Pour dire un mot de son directeur, Pedro Leonardo Memelsdorff est arrivé en Europe à la fin des années 70 et s’y est installé. Elève de la célèbre école suisse Schola Cantorum Basiliensis à l’image de nombreux grands de la scène médiévale, son parcours s’est encore enrichi d’un cursus au conservatoire d’Amsterdam et d’un Doctorat en Musicologie, également obtenu en Hollande. En plus de son propre ensemble, il a beaucoup collaboré avec Jordi Saval et Hespèrion XX. Enfin, sa grande carrière s’est aussi étendue du côté de l’enseignement et il a également publié de nombreuses contributions dans le domaine de la musicologie. Non content d’avoir été élève à la Schola Cantorum il en a été également le directeur, durant de nombreuses années.

Le Mala Punica est encore très actif sur la scène internationale et on pourra retrouver son actualité, ses concerts et ses programmes sur le site officiel de l’ensemble médiéval.

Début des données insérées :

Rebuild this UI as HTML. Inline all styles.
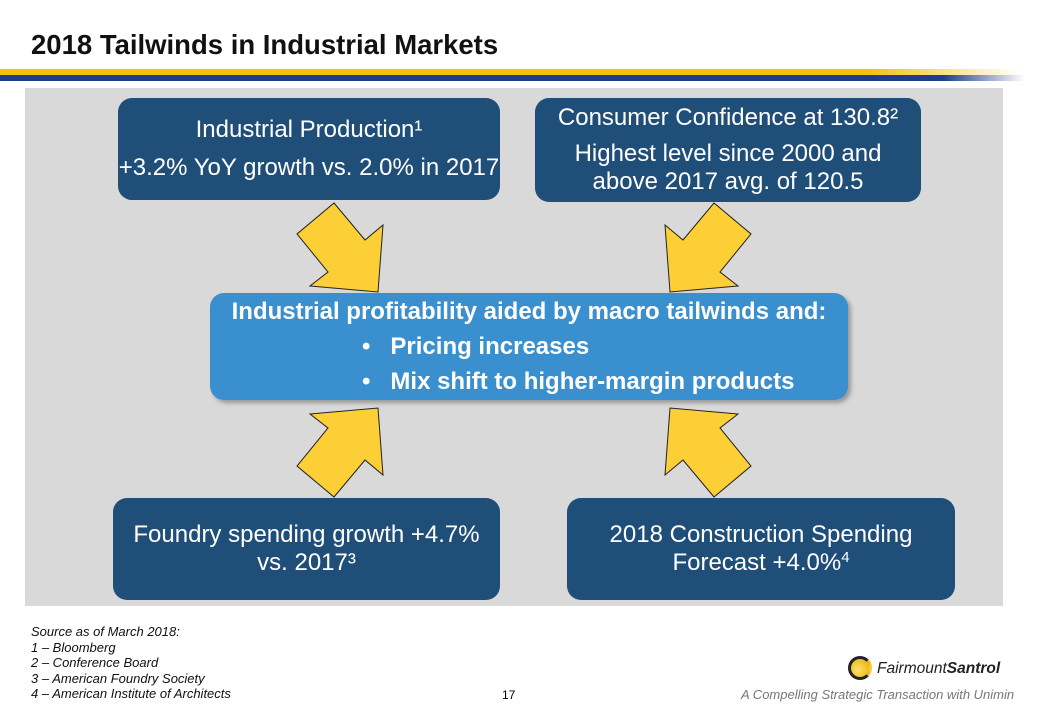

D’Amor Ragionando : L’album

C’est en 1994 que sort l’album D’Amor Ragionando sous-titré Ballades du neo-Stilnovo en Italie : 1380-1415. Sur un durée de 66 minutes, il présente neuf pièces en provenance du trecento y quattrocento italien dont quatre de Landini. Les autres compositions sont signées de Matteo de Perugia, Magister Zacharias, Ciconia et Anthonello de Caserta. Dès sa sortie, ce très bel album sera salué par la scène médiévale. On le trouve encore disponible à la vente chez certains distributeurs. Voici un lien utile pour plus d’informations : D’Amor ragionando: Ballate neostilnoviste in Italia 1380-1415

Membres ayant participé à cet album.

Pedro Memelsdorff (flûte), Kees Boeke (vielle, flûte), Svetlana Fomina (vielle), Christophe Deslignes (organetto), Karl-Ernst Schröder (luth), Jill Feldman (voix), Giuseppe Maletto (voix), Alberto Macchini (cloches, percussions)

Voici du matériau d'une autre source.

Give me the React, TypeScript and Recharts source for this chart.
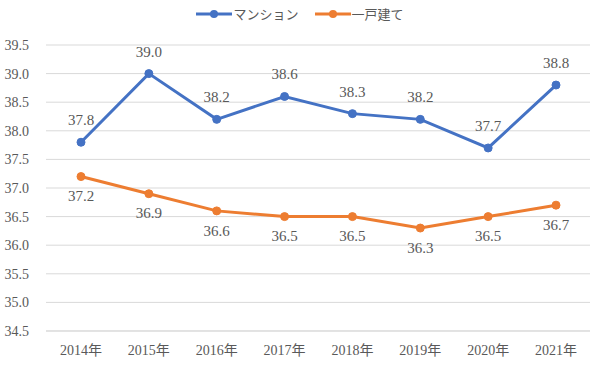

« Che cosa è questa, Amor… »
une ballata à trois voix de Landini

Che Cosa è questa, Amor, che’l ciel produce
per far più manifesta la tuo luce?
Ell’è tanto vezzosa, onest’e vaga,

legiadr’e graziosa, adorn’e bella,

Ch’a chi la guarda subito’l cor piaga

chon gli ochi bei che lucon più che stella.
Et a cui lice star fixo a vederla tutta gioia e virtù in sé conduce
.

Che Cosa è questa, Amor, che’l ciel produce
per far più manifesta la tuo luce?
Ancor l’alme beate, che in ciel sono,

guardan questa perfecta e gentil cosa, dicendo :
(quando) fia che’n questo trono segga costei ;
dov’ogni ben si posa?

E qual nel sommo Idio ficcar gli occhi osa
vede come Esso ogni virtù in lei induce.
Che cosa è questa, Amor, che’l ciel produce

per far più manifesta la tuo luce?

Quelle est donc cette chose, Amour, que le ciel…
traduction française

Quel est donc cette chose, Amour, que le ciel produit
pour rendre ta lumière plus manifeste ?
C’est une chose si charmante, honnête et ravissante
élégante et gracieuse et bien parée,
Que celui qui la regarde en a soudainement le cœur chaviré (blessé)
par ses beaux yeux qui brillent plus qu’une étoile.
Et celui à qui il est donné de la contempler intensément
Se voit rempli de toute joie et de vertus.


Quel est donc cette chose, Amour que le ciel produit
pour rendre ta lumière plus manifeste ?
Mêmes les âmes béates qui sont aux cieux
regardent cette parfaite et noble chose en disant :
– Quand celle en qui toute bonté repose
pourra-t-elle s’asseoir sur ce trône ?


Et qui ose fixer les yeux sur le Dieu suprême
Voit comment celui-ci place toute vertu en elle.
Quel est donc cette chose, Amour, que le ciel produit
pour rendre ta lumière plus manifeste ?

En vous souhaitant très belle journée.